How to get the systemd resolver to resolve local (i.e. unqalified) names?
Tom H
tomh0665 at gmail.com
Tue Jun 6 08:31:55 UTC 2017
On Sun, Jun 4, 2017 at 2:50 PM, Xen <list at xenhideout.nl> wrote:
> Tom H schreef op 04-06-2017 19:53:
>> The search list is normally determined from the local domain name; by
>> default, it contains only the local domain name.
>
> Hmm. I personally still don't know exactly how the local domain name is
> usually configured.
>
> You can put it in /etc/hostname but it is not also in /etc/hosts, your local
> resolving might not find it?
>
> ie. I always have in /etc/hosts:
>
> IP host host.local
You shouldn't use "local" as a domainname; it's reserved for mdns.

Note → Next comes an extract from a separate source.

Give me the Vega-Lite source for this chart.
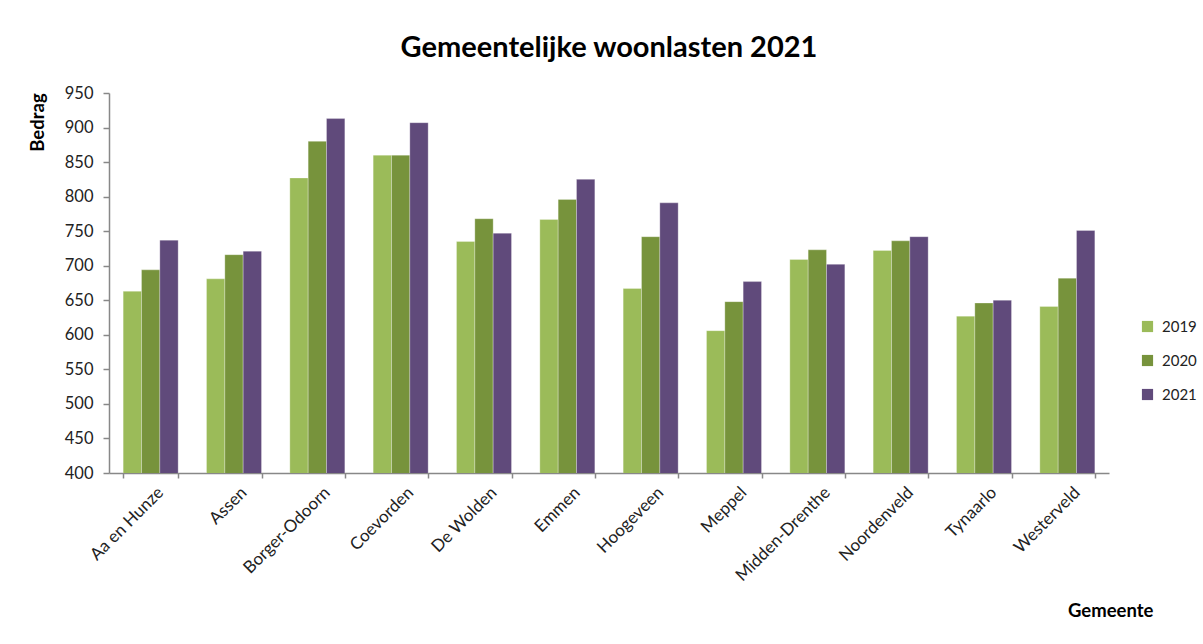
{
  "$schema": "https://vega.github.io/schema/vega-lite/v6.json",
  "autosize": "none",
  "width": 1000,
  "height": 380,
  "padding": {"left": 109, "top": 93, "right": 94, "bottom": 171},
  "background": "white",
  "title": {
    "text": "Gemeentelijke woonlasten 2021",
    "font": "Lato",
    "fontSize": 29,
    "fontWeight": "bold",
    "color": "#000000",
    "anchor": "middle",
    "offset": 22
  },
  "data": {
    "values": [
      {"gemeente": "Aa en Hunze", "jaar": "2019", "bedrag": 663},
      {"gemeente": "Aa en Hunze", "jaar": "2020", "bedrag": 694},
      {"gemeente": "Aa en Hunze", "jaar": "2021", "bedrag": 737},
      {"gemeente": "Assen", "jaar": "2019", "bedrag": 681},
      {"gemeente": "Assen", "jaar": "2020", "bedrag": 716},
      {"gemeente": "Assen", "jaar": "2021", "bedrag": 721},
      {"gemeente": "Borger-Odoorn", "jaar": "2019", "bedrag": 827},
      {"gemeente": "Borger-Odoorn", "jaar": "2020", "bedrag": 880},
      {"gemeente": "Borger-Odoorn", "jaar": "2021", "bedrag": 913},
      {"gemeente": "Coevorden", "jaar": "2019", "bedrag": 860},
      {"gemeente": "Coevorden", "jaar": "2020", "bedrag": 860},
      {"gemeente": "Coevorden", "jaar": "2021", "bedrag": 907},
      {"gemeente": "De Wolden", "jaar": "2019", "bedrag": 735},
      {"gemeente": "De Wolden", "jaar": "2020", "bedrag": 768},
      {"gemeente": "De Wolden", "jaar": "2021", "bedrag": 747},
      {"gemeente": "Emmen", "jaar": "2019", "bedrag": 767},
      {"gemeente": "Emmen", "jaar": "2020", "bedrag": 796},
      {"gemeente": "Emmen", "jaar": "2021", "bedrag": 825},
      {"gemeente": "Hoogeveen", "jaar": "2019", "bedrag": 667},
      {"gemeente": "Hoogeveen", "jaar": "2020", "bedrag": 742},
      {"gemeente": "Hoogeveen", "jaar": "2021", "bedrag": 791},
      {"gemeente": "Meppel", "jaar": "2019", "bedrag": 606},
      {"gemeente": "Meppel", "jaar": "2020", "bedrag": 648},
      {"gemeente": "Meppel", "jaar": "2021", "bedrag": 677},
      {"gemeente": "Midden-Drenthe", "jaar": "2019", "bedrag": 709},
      {"gemeente": "Midden-Drenthe", "jaar": "2020", "bedrag": 723},
      {"gemeente": "Midden-Drenthe", "jaar": "2021", "bedrag": 702},
      {"gemeente": "Noordenveld", "jaar": "2019", "bedrag": 722},
      {"gemeente": "Noordenveld", "jaar": "2020", "bedrag": 736},
      {"gemeente": "Noordenveld", "jaar": "2021", "bedrag": 742},
      {"gemeente": "Tynaarlo", "jaar": "2019", "bedrag": 627},
      {"gemeente": "Tynaarlo", "jaar": "2020", "bedrag": 646},
      {"gemeente": "Tynaarlo", "jaar": "2021", "bedrag": 650},
      {"gemeente": "Westerveld", "jaar": "2019", "bedrag": 641},
      {"gemeente": "Westerveld", "jaar": "2020", "bedrag": 682},
      {"gemeente": "Westerveld", "jaar": "2021", "bedrag": 751}
    ]
  },
  "mark": {"type": "bar", "clip": true, "stroke": "#ffffff", "strokeOpacity": 0.35, "strokeWidth": 0.8},
  "encoding": {
    "x": {
      "field": "gemeente",
      "type": "nominal",
      "sort": null,
      "scale": {"paddingInner": 0.34, "paddingOuter": 0.17},
      "axis": {
        "title": "Gemeente",
        "titleFont": "Lato",
        "titleFontSize": 18.5,
        "titleFontWeight": "bold",
        "titleColor": "#000000",
        "titleAlign": "right",
        "titleAnchor": null,
        "titleX": 1044,
        "titleY": 143,
        "titleBaseline": "alphabetic",
        "labelAngle": -45,
        "labelFont": "Lato",
        "labelFontSize": 17,
        "labelColor": "#222222",
        "labelPadding": 6,
        "labelOffset": 4,
        "domainColor": "#888888",
        "domainWidth": 1.5,
        "ticks": true,
        "tickColor": "#888888",
        "tickSize": 5,
        "tickWidth": 1.5,
        "tickBand": "extent",
        "grid": false
      }
    },
    "xOffset": {"field": "jaar", "type": "nominal"},
    "y": {
      "field": "bedrag",
      "type": "quantitative",
      "scale": {"domain": [400, 950], "zero": false, "nice": false},
      "axis": {
        "title": "Bedrag",
        "titleFont": "Lato",
        "titleFontSize": 18.5,
        "titleFontWeight": "bold",
        "titleColor": "#000000",
        "titleAngle": -90,
        "titleX": -62,
        "titleY": 29,
        "titleAlign": "center",
        "titleBaseline": "bottom",
        "values": [400, 450, 500, 550, 600, 650, 700, 750, 800, 850, 900, 950],
        "labelFont": "Lato",
        "labelFontSize": 16.5,
        "labelColor": "#222222",
        "labelPadding": 10,
        "domainColor": "#888888",
        "domainWidth": 1.5,
        "tickColor": "#888888",
        "tickSize": 6,
        "tickWidth": 1.5,
        "grid": false
      }
    },
    "color": {
      "field": "jaar",
      "type": "nominal",
      "scale": {"domain": ["2019", "2020", "2021"], "range": ["#9BBB59", "#77933C", "#604A7B"]},
      "legend": {
        "title": null,
        "orient": "none",
        "legendX": 1031,
        "legendY": 226,
        "symbolType": "square",
        "symbolSize": 125,
        "symbolStrokeWidth": 0,
        "labelFont": "Lato",
        "labelFontSize": 15,
        "labelColor": "#222222",
        "rowPadding": 18,
        "labelOffset": 7
      }
    }
  },
  "config": {
    "view": {"stroke": null},
    "axis": {"labelOverlap": false}
  }
}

> at that point hostname -f will give a result.
>
> but only hostname (/etc/hostname) might not work.
>
> so I don't exactly know where it derives the local domain from :p.
What I do (ignoring ipv6 in hosts):
1) on non-systemd
1a) cat /etc/hostname
hostname
1b) cat /etc/hosts
127.0.0.1 localhost
127.0.1.1 hostname.domainname hostname
The domainname is determined from the "127.0.1.1" line.
2) on recent systemd (or when myhostname is installed with or without systemd)
1a) cat /etc/hostname
hostname.domainname
1b) cat /etc/hosts
127.0.0.1 localhost
The domainname is determined from having "myhostname" on the "hosts"
line in "/etc/nsswitch.conf".
> A domain is also specific to a certain entry path. Your host could have
> different domains based on different connections.
In that case, the domainname's determined by the associated ip address
or by a dns server.
> Principally a host doesn't even have a domain. It is part of a domain, or
> can be part of one, but it does not "have" one.
ACK. Even the hostname's irrelevant, network-wise, unless you have a dns server.